The Urban Mind programme initiative (coordinated at the request of the faculties of Arts and Languages by Sinclair and Nordquist) aims to develop a new concept of Urban Mind. Archaeologists have considerable experience in analysing long time-depth social-ecological systems, suitable for contributing substantially to our understanding of the human dimensions of long-term resilience and sustainability, by
* (1) analysing long-term effects of past land-use systems;
* (2) studying past land use systems to inform a greening of present land and resource management systems;
* (3) applying ecological complexity theory to discuss patterns of resilience, sustainability and collapse in human societies.
In the present project the role of history, languages and religion in the shaping of the cognitive aspect of urban organization in modern and ancient societies will be undertaken in comparative frameworks using multi-scalar and temporal frames of reference. This constellation of researchers in the humanities at Uppsala University, working together with colleagues from Stockholm, provides a specialist competence unique for Sweden which overarches previous academic boundaries. The Urban Mind programme builds on new theoretical frameworks particularly within archaeological discourses on historical ecology, landscape archaeology, environmental archaeology and the anthropology of landscape.
The ideas we would like to develop with Mistra support are closely associated with the establishment of a new intellectual framework in the IHOPE (Integrated History of Peoples on Earth) programme under the auspices of the IGBP (International Geosphere Biosphere Programme). Specifically, “Human history has often focused on the rise and fall of great civilizations, wars, and specific human achievements excluding important ecological and climate contexts. Human history and earth system history have developed independently and. only recently has it been recognized that current earth system changes are strongly affected by the human-environment system. Integration of human history and earth system history is important for understanding global change and in developing adaptation strategies for the future”

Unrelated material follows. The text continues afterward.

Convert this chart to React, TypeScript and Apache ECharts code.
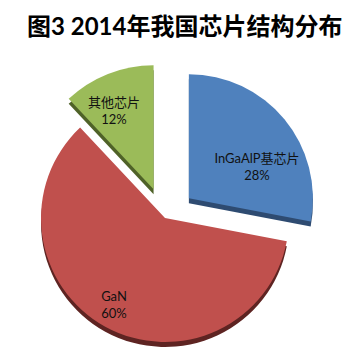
import React, { useEffect, useRef } from "react";
import * as echarts from "echarts";

// ---- data ----
const titleText = "图3 2014年我国芯片结构分布";
const categories = ["InGaAlP基芯片", "GaN", "其他芯片"];
const shares = [28, 60, 12];
const exploded = [true, false, true];

// ---- styles / layout ----
const faceColors = ["#4F81BD", "#C0504D", "#9BBB59"];
const sideColors = ["#2E4B71", "#5E2422", "#4F6228"];
const labelPos: Record<number, [number, number]> = {
  0: [257, 166],
  1: [114, 304],
  2: [114, 110],
};
const CENTER: [number, number] = [165, 218];
const RADIUS = 124;
const DEPTH = 5;
const OFFSET = 31;
const FONT = "Lato, 'Noto Sans CJK SC', sans-serif";

export default function App() {
  const ref = useRef<HTMLDivElement>(null);
  useEffect(() => {
    if (!ref.current) return;
    const chart = echarts.init(ref.current, undefined, { renderer: "svg" });
    const mk = (colors: string[]) =>
      categories.map((name, i) => ({
        name,
        value: shares[i],
        selected: exploded[i],
        itemStyle: { color: colors[i] },
      }));
    const base = {
      type: "pie",
      silent: true,
      radius: RADIUS,
      startAngle: 90,
      clockwise: true,
      selectedMode: "multiple",
      selectedOffset: OFFSET,
      emphasis: { disabled: true },
      itemStyle: { borderWidth: 0 },
      select: { itemStyle: { borderWidth: 0 } },
      labelLine: { show: false },
    };
    chart.setOption({
      animation: false,
      backgroundColor: "#ffffff",
      title: {
        text: titleText,
        left: 27,
        top: 13,
        padding: 0,
        textStyle: {
          fontFamily: FONT,
          fontSize: 24,
          fontWeight: "bold",
          color: "#000000",
        },
      },
      series: [
        {
          ...base,
          z: 1,
          center: [CENTER[0], CENTER[1] + DEPTH],
          label: { show: false },
          data: mk(sideColors),
        },
        {
          ...base,
          z: 2,
          center: CENTER,
          label: { show: false },
          data: mk(faceColors),
        },
        {
          type: "pie",
          silent: true,
          z: 3,
          center: CENTER,
          radius: RADIUS,
          startAngle: 90,
          clockwise: true,
          selectedMode: false,
          emphasis: { disabled: true },
          itemStyle: { color: "rgba(0,0,0,0)", borderWidth: 0 },
          label: {
            show: true,
            position: "inside",
            formatter: "{b}\n{c}%",
            fontFamily: FONT,
            fontSize: 13,
            lineHeight: 17,
            color: "#111111",
            align: "center",
          },
          labelLine: { show: false },
          labelLayout: (params: any) => {
            const p = labelPos[params.dataIndex];
            return { x: p[0], y: p[1], align: "center", verticalAlign: "middle" };
          },
          data: categories.map((name, i) => ({ name, value: shares[i] })),
        },
      ],
    });
    return () => chart.dispose();
  }, []);
  return (
    <div
      ref={ref}
      style={{ position: "fixed", left: 0, top: 0, width: 359, height: 357 }}
    />
  );
}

In the Urban Mind project we would like to further the IHOPE aims for a better understanding of the Anthroposphere/Geosphere dynamics. Natural resources, the central focus of many of today’s conflicts are not only physical values external to society but cognitive values prioritised over extended time periods by individual actors. The humanities provide the means of integrating the voice of individuals from linguistics and historical documents We aim to contribute new forms of integrated history and cognitive ecology of the urban experience which we see as cumulative construction over tens, hundreds and thousands of years by human actors. This is a radical yet well founded departure from tradition humanities approaches and we believe with significant implications for modern society.